What Fire-Boltt Offers

Fire-Boltt’s range splits into fashion audio glasses, sports audio glasses, and Fire-Lens camera AI glasses.

The audio side, which is where most buyers will land, includes models like Dune, Sway, and Crux, all priced under Rs. 1,999. All are unisex. Shared specs include Bluetooth 5.3, built-in speaker and mic, touch controls, Siri, Google, and Alexa support, prescription lens compatibility, dual 60mAh batteries with 72-hour standby, and fast charging. Colors include Clear, Aero Black, and Brown.

Fire-Boltt positions these as lifestyle wearables rather than tech products, which is the right framing. They’re built for commutes, gym sessions, work calls, and time spent moving around, not product demos.

Smart Glasses vs Earbuds: The Real Comparison

Neither is better across the board. They do different things.

Earbuds win on audio quality, isolation, and call clarity. For focused listening or deep work, earbuds are stronger.

Audio glasses win on all-day comfort, ambient awareness, and the fact that they’re already on your face. No case, no tips, no scrambling. The practical question is what your day looks like. Lots of movement, outdoor time, frequent calls? Glasses make more sense. Long quiet work sessions? Earbuds probably win. Plenty of people use both for different contexts.

Quick Answers

Do they need to be paired to a phone? Yes. They stream audio and calls over Bluetooth and don’t work as standalone devices.

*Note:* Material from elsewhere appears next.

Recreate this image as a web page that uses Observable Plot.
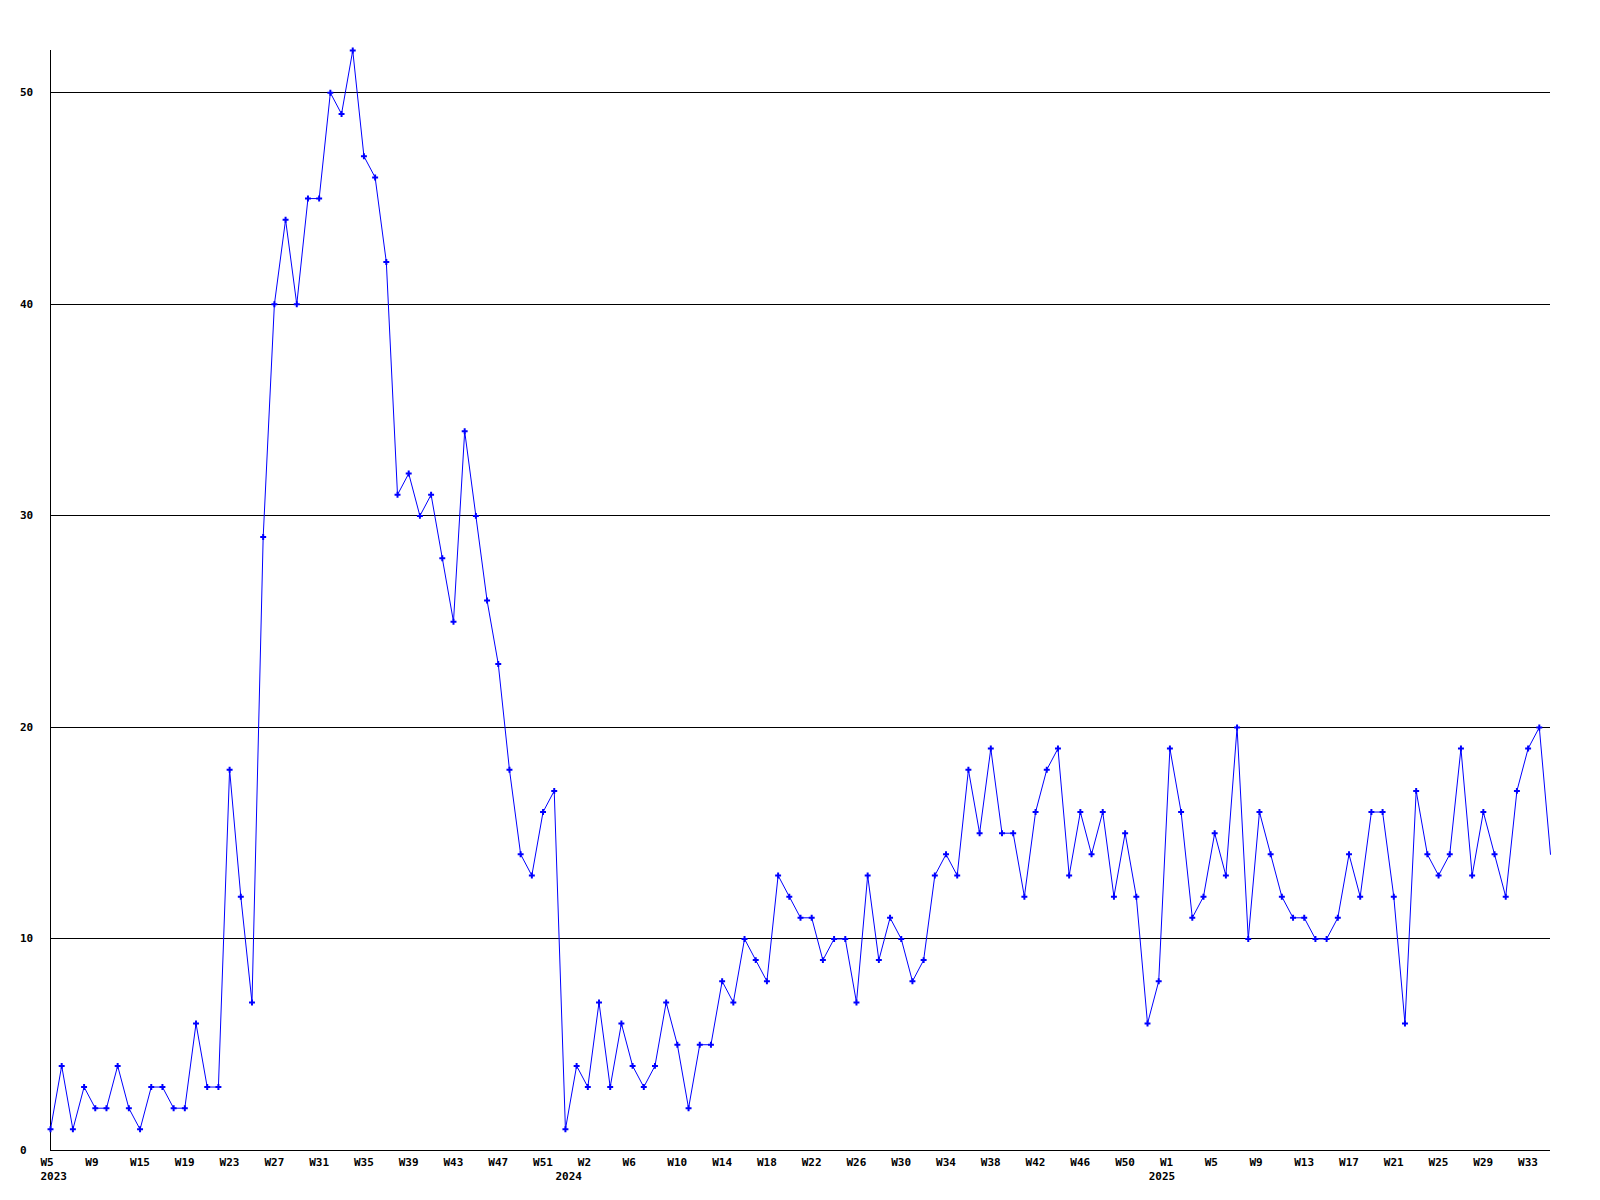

Can you fit prescription lenses? Many models support it. Fire-Boltt Dune and Crux both do, which makes them practical as everyday eyewear.

Is it safe to use while driving? Open-ear models are designed for exactly that: hands-free calling with road noise preserved and no screen interaction required. Always check local traffic laws.

What’s the battery life? Fire-Boltt’s current lineup offers up to 72 hours of standby across dual 60mAh batteries with fast charging support.

Are AR glasses the same thing? No. AR glasses add visual overlays and are mostly enterprise or premium consumer products. Audio-first smart glasses focus only on sound and voice with no display involved.